● Task
Go through the data and copy every line exactly, but not the images.

● Information provided
====================

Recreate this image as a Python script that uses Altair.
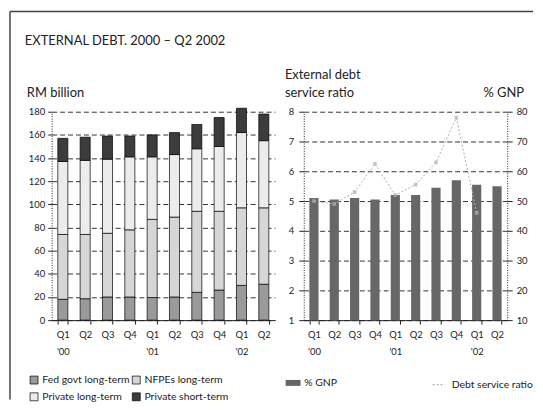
import altair as alt
import pandas as pd

# ---------------- data ----------------
quarters = ["Q1 '00", "Q2 '00", "Q3 '00", "Q4 '00", "Q1 '01", "Q2 '01",
            "Q3 '01", "Q4 '01", "Q1 '02", "Q2 '02"]
components = ["Fed govt long-term", "NFPEs long-term",
              "Private long-term", "Private short-term"]
fed_govt = [18, 18.5, 20, 20, 19.5, 20, 24, 26, 30, 31]
nfpes = [56, 55.5, 55, 58, 67.5, 69, 70, 68, 67, 66]
private_lt = [63, 64, 64, 63, 54, 54, 54, 56, 65, 58]
private_st = [20, 20, 20, 18, 19, 19, 21, 25, 21, 23]
pct_gnp = [51, 50.5, 51, 50.5, 52, 52, 54.5, 57, 55.5, 55]
debt_service = [5.0, 4.9, 5.3, 6.25, 5.2, 5.55, 6.3, 7.8, 4.6, None]

component_colors = {"Fed govt long-term": "#9a9a9a", "NFPEs long-term": "#d6d6d6",
                    "Private long-term": "#ececec", "Private short-term": "#3c3c3c"}
# legend fills column by column: order so rows read Fed/NFPEs, Private LT/ST
legend_order = ["Fed govt long-term", "Private long-term",
                "NFPEs long-term", "Private short-term"]

FONT = "Lato"
INK = "#222222"

rows = []
for i, (comp, vals) in enumerate(zip(components, [fed_govt, nfpes, private_lt, private_st])):
    for q, v in zip(quarters, vals):
        rows.append({"quarter": q, "component": comp, "value": v, "order": i})
left_df = pd.DataFrame(rows)

right_df = pd.DataFrame({"quarter": quarters, "gnp": pct_gnp, "gl": "% GNP"})
dsr_df = pd.DataFrame({"quarter": quarters, "dsr": debt_service,
                       "dl": "Debt service ratio"}).dropna()
one = pd.DataFrame({"k": [0]})

LABEL_EXPR = ("substring(datum.label,0,2) == 'Q1' ? "
              "[substring(datum.label,0,2), substring(datum.label,3)] : "
              "substring(datum.label,0,2)")

base_axis = dict(labelFont=FONT, labelFontSize=9.5, labelColor=INK,
                 tickColor=INK, domainColor=INK)


def x_enc():
    return alt.X("quarter:N", sort=quarters,
                 scale=alt.Scale(paddingInner=0.55, paddingOuter=0.275),
                 axis=alt.Axis(title=None, labelAngle=0, labelExpr=LABEL_EXPR,
                               labelLineHeight=17, tickBand="extent", tickSize=4,
                               labelPadding=6, **base_axis))


grid_style = dict(grid=True, gridDash=[5, 3], gridColor="black", gridWidth=0.8,
                  gridOpacity=1)

# ---------------- left panel ----------------
bars = alt.Chart(left_df).mark_bar(stroke="black", strokeWidth=0.7).encode(
    x=x_enc(),
    y=alt.Y("value:Q", stack="zero",
            scale=alt.Scale(domain=[0, 180], nice=False),
            axis=alt.Axis(title=None, values=list(range(0, 181, 20)),
                          domainDash=[1, 1.5], tickSize=4, labelPadding=3,
                          **grid_style, **base_axis)),
    color=alt.Color("component:N",
                    scale=alt.Scale(domain=legend_order,
                                    range=[component_colors[c] for c in legend_order]),
                    legend=alt.Legend(orient="none", legendX=-23, legendY=265,
                                      columns=2, title=None, symbolType="square",
                                      symbolSize=64, symbolStrokeColor="black",
                                      symbolStrokeWidth=0.7, labelFont=FONT,
                                      labelFontSize=10.5, labelColor=INK,
                                      columnPadding=0, rowPadding=5, padding=0,
                                      labelOffset=3)),
    order=alt.Order("order:Q"),
)

frame_left = alt.Chart(one).mark_rule(color="#444", strokeWidth=1.5).encode(
    x=alt.value(-42), y=alt.value(-101), y2=alt.value(290))
frame_top = alt.Chart(one).mark_rule(color="#444", strokeWidth=1.5).encode(
    x=alt.value(-42), x2=alt.value(485), y=alt.value(-101))

title_txt = alt.Chart(one).mark_text(
    text="EXTERNAL DEBT. 2000 – Q2 2002", align="left", baseline="middle",
    font=FONT, fontSize=13, color=INK).encode(x=alt.value(-27), y=alt.value(-71))
rm_txt = alt.Chart(one).mark_text(
    text="RM billion", align="left", baseline="middle",
    font=FONT, fontSize=13, color=INK).encode(x=alt.value(-25), y=alt.value(-19))

left = alt.layer(bars, frame_left, frame_top, title_txt, rm_txt).properties(
    width=225, height=210)

# ---------------- right panel ----------------
gnp_bars = alt.Chart(right_df).mark_bar().encode(
    x=x_enc(),
    y=alt.Y("gnp:Q", scale=alt.Scale(domain=[10, 80], nice=False, zero=False),
            axis=alt.Axis(orient="right", title=None,
                          values=list(range(10, 81, 10)), grid=False,
                          domainDash=[1, 1.5], tickSize=5, labelPadding=4,
                          **base_axis)),
    y2=alt.datum(10),
    fill=alt.Fill("gl:N", scale=alt.Scale(domain=["% GNP"], range=["#676767"]),
                  legend=alt.Legend(orient="none", legendX=-16, legendY=268,
                                    title=None,
                                    symbolType="M-1.5,-0.6H1.5V0.6H-1.5Z",
                                    symbolSize=100, symbolStrokeWidth=0,
                                    labelFont=FONT, labelFontSize=10.5,
                                    labelColor=INK, padding=0, labelOffset=6)),
)

dsr_scale = alt.Scale(domain=[1, 8], nice=False, zero=False)
dsr_line = alt.Chart(dsr_df).mark_line(strokeWidth=1, strokeDash=[2, 2]).encode(
    x=x_enc(),
    y=alt.Y("dsr:Q", scale=dsr_scale,
            axis=alt.Axis(orient="left", title=None, values=list(range(1, 9)),
                          domainDash=[1, 1.5], tickSize=5, labelPadding=5,
                          **grid_style, **base_axis)),
    stroke=alt.Stroke("dl:N",
                      scale=alt.Scale(domain=["Debt service ratio"], range=["#b0b0b0"]),
                      legend=alt.Legend(orient="none", legendX=129, legendY=268,
                                        title=None, symbolType="stroke",
                                        symbolDash=[2, 2], symbolSize=150,
                                        symbolStrokeWidth=1.2,
                                        labelFont=FONT, labelFontSize=10.5,
                                        labelColor=INK, padding=0, labelOffset=6)),
)
dsr_points = alt.Chart(dsr_df).mark_square(size=14, color="#b0b0b0").encode(
    x=x_enc(),
    y=alt.Y("dsr:Q", scale=dsr_scale, axis=None),
)

ext_txt1 = alt.Chart(one).mark_text(
    text="External debt", align="left", baseline="middle",
    font=FONT, fontSize=13, color=INK).encode(x=alt.value(-19), y=alt.value(-37))
ext_txt2 = alt.Chart(one).mark_text(
    text="service ratio", align="left", baseline="middle",
    font=FONT, fontSize=13, color=INK).encode(x=alt.value(-19), y=alt.value(-19))
gnp_txt = alt.Chart(one).mark_text(
    text="% GNP", align="right", baseline="middle",
    font=FONT, fontSize=13, color=INK).encode(x=alt.value(222), y=alt.value(-19))

right = alt.layer(gnp_bars, dsr_line, dsr_points, ext_txt1, ext_txt2, gnp_txt
                  ).resolve_scale(y="independent").properties(width=205, height=210)

chart = alt.hconcat(left, right, spacing=29, bounds="flush", padding=0
                    ).resolve_scale(color="independent", fill="independent",
                                    stroke="independent"
                    ).configure_view(stroke="transparent")

chart.save("out.html", embed_options={"renderer": "svg", "actions": False})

====================

● Result below
Recreate this image as a Python script that uses Altair.
import altair as alt
import pandas as pd

# ---------------- data ----------------
quarters = ["Q1 '00", "Q2 '00", "Q3 '00", "Q4 '00", "Q1 '01", "Q2 '01",
            "Q3 '01", "Q4 '01", "Q1 '02", "Q2 '02"]
components = ["Fed govt long-term", "NFPEs long-term",
              "Private long-term", "Private short-term"]
fed_govt = [18, 18.5, 20, 20, 19.5, 20, 24, 26, 30, 31]
nfpes = [56, 55.5, 55, 58, 67.5, 69, 70, 68, 67, 66]
private_lt = [63, 64, 64, 63, 54, 54, 54, 56, 65, 58]
private_st = [20, 20, 20, 18, 19, 19, 21, 25, 21, 23]
pct_gnp = [51, 50.5, 51, 50.5, 52, 52, 54.5, 57, 55.5, 55]
debt_service = [5.0, 4.9, 5.3, 6.25, 5.2, 5.55, 6.3, 7.8, 4.6, None]

component_colors = {"Fed govt long-term": "#9a9a9a", "NFPEs long-term": "#d6d6d6",
                    "Private long-term": "#ececec", "Private short-term": "#3c3c3c"}
# legend fills column by column: order so rows read Fed/NFPEs, Private LT/ST
legend_order = ["Fed govt long-term", "Private long-term",
                "NFPEs long-term", "Private short-term"]

FONT = "Lato"
INK = "#222222"

rows = []
for i, (comp, vals) in enumerate(zip(components, [fed_govt, nfpes, private_lt, private_st])):
    for q, v in zip(quarters, vals):
        rows.append({"quarter": q, "component": comp, "value": v, "order": i})
left_df = pd.DataFrame(rows)

right_df = pd.DataFrame({"quarter": quarters, "gnp": pct_gnp, "gl": "% GNP"})
dsr_df = pd.DataFrame({"quarter": quarters, "dsr": debt_service,
                       "dl": "Debt service ratio"}).dropna()
one = pd.DataFrame({"k": [0]})

LABEL_EXPR = ("substring(datum.label,0,2) == 'Q1' ? "
              "[substring(datum.label,0,2), substring(datum.label,3)] : "
              "substring(datum.label,0,2)")

base_axis = dict(labelFont=FONT, labelFontSize=9.5, labelColor=INK,
                 tickColor=INK, domainColor=INK)


def x_enc():
    return alt.X("quarter:N", sort=quarters,
                 scale=alt.Scale(paddingInner=0.55, paddingOuter=0.275),
                 axis=alt.Axis(title=None, labelAngle=0, labelExpr=LABEL_EXPR,
                               labelLineHeight=17, tickBand="extent", tickSize=4,
                               labelPadding=6, **base_axis))


grid_style = dict(grid=True, gridDash=[5, 3], gridColor="black", gridWidth=0.8,
                  gridOpacity=1)

# ---------------- left panel ----------------
bars = alt.Chart(left_df).mark_bar(stroke="black", strokeWidth=0.7).encode(
    x=x_enc(),
    y=alt.Y("value:Q", stack="zero",
            scale=alt.Scale(domain=[0, 180], nice=False),
            axis=alt.Axis(title=None, values=list(range(0, 181, 20)),
                          domainDash=[1, 1.5], tickSize=4, labelPadding=3,
                          **grid_style, **base_axis)),
    color=alt.Color("component:N",
                    scale=alt.Scale(domain=legend_order,
                                    range=[component_colors[c] for c in legend_order]),
                    legend=alt.Legend(orient="none", legendX=-23, legendY=265,
                                      columns=2, title=None, symbolType="square",
                                      symbolSize=64, symbolStrokeColor="black",
                                      symbolStrokeWidth=0.7, labelFont=FONT,
                                      labelFontSize=10.5, labelColor=INK,
                                      columnPadding=0, rowPadding=5, padding=0,
                                      labelOffset=3)),
    order=alt.Order("order:Q"),
)

frame_left = alt.Chart(one).mark_rule(color="#444", strokeWidth=1.5).encode(
    x=alt.value(-42), y=alt.value(-101), y2=alt.value(290))
frame_top = alt.Chart(one).mark_rule(color="#444", strokeWidth=1.5).encode(
    x=alt.value(-42), x2=alt.value(485), y=alt.value(-101))

title_txt = alt.Chart(one).mark_text(
    text="EXTERNAL DEBT. 2000 – Q2 2002", align="left", baseline="middle",
    font=FONT, fontSize=13, color=INK).encode(x=alt.value(-27), y=alt.value(-71))
rm_txt = alt.Chart(one).mark_text(
    text="RM billion", align="left", baseline="middle",
    font=FONT, fontSize=13, color=INK).encode(x=alt.value(-25), y=alt.value(-19))

left = alt.layer(bars, frame_left, frame_top, title_txt, rm_txt).properties(
    width=225, height=210)

# ---------------- right panel ----------------
gnp_bars = alt.Chart(right_df).mark_bar().encode(
    x=x_enc(),
    y=alt.Y("gnp:Q", scale=alt.Scale(domain=[10, 80], nice=False, zero=False),
            axis=alt.Axis(orient="right", title=None,
                          values=list(range(10, 81, 10)), grid=False,
                          domainDash=[1, 1.5], tickSize=5, labelPadding=4,
                          **base_axis)),
    y2=alt.datum(10),
    fill=alt.Fill("gl:N", scale=alt.Scale(domain=["% GNP"], range=["#676767"]),
                  legend=alt.Legend(orient="none", legendX=-16, legendY=268,
                                    title=None,
                                    symbolType="M-1.5,-0.6H1.5V0.6H-1.5Z",
                                    symbolSize=100, symbolStrokeWidth=0,
                                    labelFont=FONT, labelFontSize=10.5,
                                    labelColor=INK, padding=0, labelOffset=6)),
)

dsr_scale = alt.Scale(domain=[1, 8], nice=False, zero=False)
dsr_line = alt.Chart(dsr_df).mark_line(strokeWidth=1, strokeDash=[2, 2]).encode(
    x=x_enc(),
    y=alt.Y("dsr:Q", scale=dsr_scale,
            axis=alt.Axis(orient="left", title=None, values=list(range(1, 9)),
                          domainDash=[1, 1.5], tickSize=5, labelPadding=5,
                          **grid_style, **base_axis)),
    stroke=alt.Stroke("dl:N",
                      scale=alt.Scale(domain=["Debt service ratio"], range=["#b0b0b0"]),
                      legend=alt.Legend(orient="none", legendX=129, legendY=268,
                                        title=None, symbolType="stroke",
                                        symbolDash=[2, 2], symbolSize=150,
                                        symbolStrokeWidth=1.2,
                                        labelFont=FONT, labelFontSize=10.5,
                                        labelColor=INK, padding=0, labelOffset=6)),
)
dsr_points = alt.Chart(dsr_df).mark_square(size=14, color="#b0b0b0").encode(
    x=x_enc(),
    y=alt.Y("dsr:Q", scale=dsr_scale, axis=None),
)

ext_txt1 = alt.Chart(one).mark_text(
    text="External debt", align="left", baseline="middle",
    font=FONT, fontSize=13, color=INK).encode(x=alt.value(-19), y=alt.value(-37))
ext_txt2 = alt.Chart(one).mark_text(
    text="service ratio", align="left", baseline="middle",
    font=FONT, fontSize=13, color=INK).encode(x=alt.value(-19), y=alt.value(-19))
gnp_txt = alt.Chart(one).mark_text(
    text="% GNP", align="right", baseline="middle",
    font=FONT, fontSize=13, color=INK).encode(x=alt.value(222), y=alt.value(-19))

right = alt.layer(gnp_bars, dsr_line, dsr_points, ext_txt1, ext_txt2, gnp_txt
                  ).resolve_scale(y="independent").properties(width=205, height=210)

chart = alt.hconcat(left, right, spacing=29, bounds="flush", padding=0
                    ).resolve_scale(color="independent", fill="independent",
                                    stroke="independent"
                    ).configure_view(stroke="transparent")

chart.save("out.html", embed_options={"renderer": "svg", "actions": False})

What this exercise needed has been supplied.